No one will argue against the notion that Joni Mitchell is one of the most revered artists of our time, but few people outside her circle of devout followers truly understand her reputation as a historical revisionist. In other words, boy howdy does Mitchell make sure her legacy is represented just how she wants it to be.
It all started in 1996 when, upon her label’s insistence that Mitchell release a greatest hits compilation, she agreed to so long as another album of “greatest misses” was manufactured as well, leading to the aptly-titled compilations Hits and Misses being released on the same day. Then, starting with 2000’s Both Sides Now and continuing with 2002’s Travelogue, Mitchell became obsessed with doing jazzier, full-orchestra recreations of her own catalog, twisting and subverting her own hits in new and sometimes perplexing ways. While Travelogue especially remains an alternately fascinating and frustrating document of career revisionism, its existence is very important. For the four-disc box set Love Has Many Faces — which Mitchell compiled herself — she has decided to construct her legacy as she sees fit, culling deep cuts few would have ever thought warranted inclusion while also upsetting the status quo by substituting the orchestral versions of some of her hits over the studio originals. Ultimately, this makes for a sonic document that winds up telling Joni Mitchell’s story, but not the Joni Mitchell story.
As the title indicates, this compilation deals with songs about love in all its forms. However, even with that loose guiding principle, there are some questionable inclusions. When one thinks of Mitchell’s peons about love, the breezy sway of “Ray’s Dad’s Cadillac” from 1991’s Night Ride Home does not immediately spring to mind. Although it’s not a “hits” compilation per se (i.e. no “Big Yellow Taxi”, “Woodstock”, or even “Free Man in Paris”), a lot of the agreed-upon must-haves can be found here: “Car on a Hill”, “You Turn Me On I’m a Radio”, “River”, “Court and Spark”, “Blue”, “All I Want”, “Just Like This Train”, “Down to You”, “A Case of You”, “Raised on Robbery”, etc. Yes, “Both Sides Now” is included, albeit in sweeping late-period orchestral form. While some may question as to the inclusion of this version over the studio original, the case can be made that given this was the cut used in Love, Actually, so it would be the one younger fans are more familiar with.
Keep in mind, however, that these hits are strewn about the four entire discs, interspliced with deep cuts culled from albums ranging from 2007’s polarizing Shine (“Hana”) to 1971’s Blue (but, strangely, nothing from her first three albums). Given that this is Mitchell basically rewriting her own history, it’s fascinating to see how she views her own strengths. Three cuts are culled from 1979’s Mingus and 1975’s The Hissing of Summer Lawns, one from 1977’s Don Juan’s Reckless Daughter, etc.

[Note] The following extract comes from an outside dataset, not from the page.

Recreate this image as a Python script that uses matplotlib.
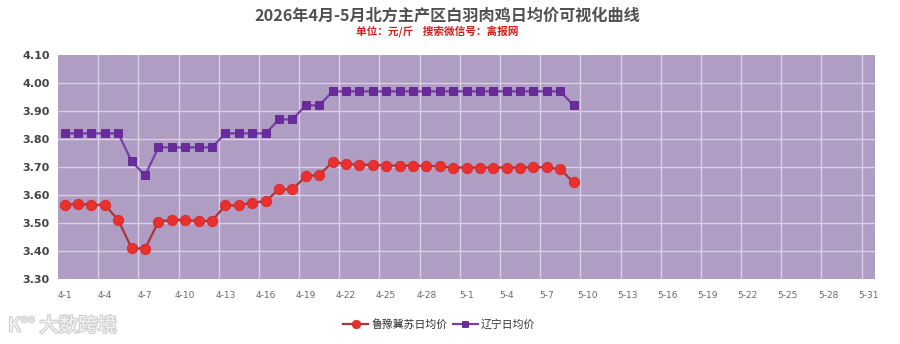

Overall, Mitchell calls upon songs that aren’t so much “difficult” as they are heavy on artistic intent, as the spoken-word breakdown of “Harry’s House/Centerpiece” from Hissing doesn’t usually come up in first round discussions of Mitchell’s greatest achievements.
Regardless, the exclusion of songs like “Help Me” in favor of the painfully dated Billy Idol duet “Dancin’ Clown” and the regrettable “Tax Free” are definitely curious calls. Yet fans both casual and devout can still enjoy uncovering lesser-known fare like “The Only Joy in Town” and the woefully underappreciated 1991 Canadian hit “Come in From the Cold”. Through this box set, someone may get to uncover something like a quiet charmer like “Yvette in English”, but, again, this is only a portion of Joni Mitchell’s story, and the lack of songs like “Coyote”, “Night in the City”, and “Chelsea Morning” make for a frustrating portrait, and even if using the “love songs” dictum, there is still no reason why “Help Me” is shut out while 1988’s veiled showbiz lament “Number One” makes the final cut.
Then again, in 2004, Mitchell commissioned a triptych of compilations of her work, and between those three discs (the ’80s-heavy The Beginning of Survival, the “classic hits”-focused Dreamland, and 2005’s Canadian-oriented Songs of a Prairie Girl), one thing became clear: Mitchell’s legacy is one that intensely hard to define. Chart hits alone won’t tell her story, nor will her own deep cut diving, which she again attempts with Love Has Many Faces. Sure, she gets closer to providing a definitive portrait here than with those 2004 comps but by holding on to some precious darlings that mean something to her but little to everyone else, she still doesn’t manage to stick the landing. Despite her obvious pop instincts, Mitchell prefers to remain an enigma, and Love Has Many Faces, while noble in intent, only furthers the idea that she is a capital-A artist, one who refuses to compromise her vision on what her own legacy should consist of, both for the better and for the worse. Love Has Many Faces is a great box set, but make no mistake: while it does tell Joni Mitchell’s story, it may not be the exact one you’ve been wanting to hear.